Being a photographer allows you to enter a place that you're curious about or that you care about -- something that you want to see for yourself, something you want to witness for yourself, or something you want to say. It gives you the excuse to be there. So having a camera around your neck is really very liberating in a lot of ways.

I did some volunteer work in India and the chronic famine of Calcutta struck me. I had never seen anything like that before. I'd only read about it. I'd never seen anybody die of hunger. So I started to ask basic questions about what's going on in the world, what's wrong with the world, issues and questions of world distribution, distribution of wealth – power. Where is the power and who has the power? And I found with a camera I could explore some of those things.

I guess what I'm trying to do is explore power. Look at power what it has done to the world and particularly its victims.

I don't think we should be photographing the politicians. I don't think we should be listening to them. I think we should be looking at the victims of those policies, and having a camera around your neck gives you that freedom. That excuse. The only thing really worth documenting is the civilian victims.

People change you. It's not the process of photographing. It's a process of engagement and we're all changed by our environments. And we're all changed by the pursuit of our ideals or the pursuit of our curiosities, the fulfillment of our curiosities, and finding a place in this world.

I think as a photographer you encounter people in many contexts, and sometimes it's too much.

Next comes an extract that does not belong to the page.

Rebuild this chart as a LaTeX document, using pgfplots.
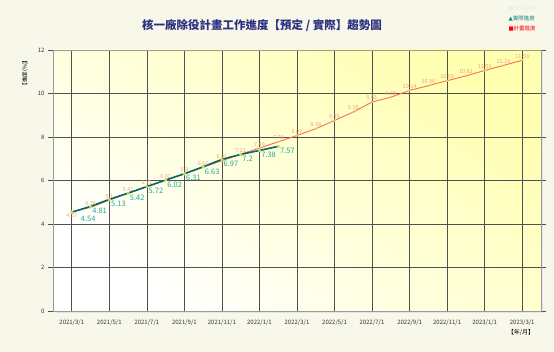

As photographers we can easily lose our bearing in the world. It's easy to photograph a famine and not care. It's easy to photograph a war and not care if you see it too much. I think we have to reflect upon what we're doing and engage with the subject that we're photographing and forget about the news, forget whether or not it's going to sell in a news magazine. Do it for history.

I just don't shoot digital. I won't. I like film. Photographers today have to compete. If a picture is six hours old, it's too old to use. If you look at the coverage of the tsunami you can go on to any of the websites and there's a catalogue there of 400 photographs all taken in the past 30 minutes for you to look through. And none of them will stay with you. They're just news pictures. They're not even good news pictures.

They're nothing -- they don't have any meaning. There's no time put in them, no thinking that's put into them and when there's no time and no thinking put into still photography or into photojournalism what does that say?

I think that's damaging, and I think it also it destroys the notion that photography is reflective, that it's about history, that it's about self-contemplation. And it's all being replaced by a sort of philosophy of speed which is only of fleeting significance. I think the news is killing journalism.

When I photograph, I tend to photograph the things that I believe in. Every photographer has a story of some sort that they present. I've been working on a series of projects on landlessness. I'm interested in what makes people into who they are, how land makes people into who they are, how they gain their identities from the land they live on, from the place they call home, and what happens to people when they lose their land.

Have I ever been in a situation where I've told myself 'I'm not going to photograph that' because it crosses a line? Many times. For example, Hurricane Mitch. When the American Marines found out that there was a journalist in the hotel working for the New York Times Magazine, they come banging on my door to invite me to go along with them to photograph their aid effort. The American military had just about destroyed Honduras during the Contra War. They used it as a launching pad against the civilian population in Nicaragua to overthrow the Sandinistas, to overthrow the government. I'll be damned if I'm going to make them look good.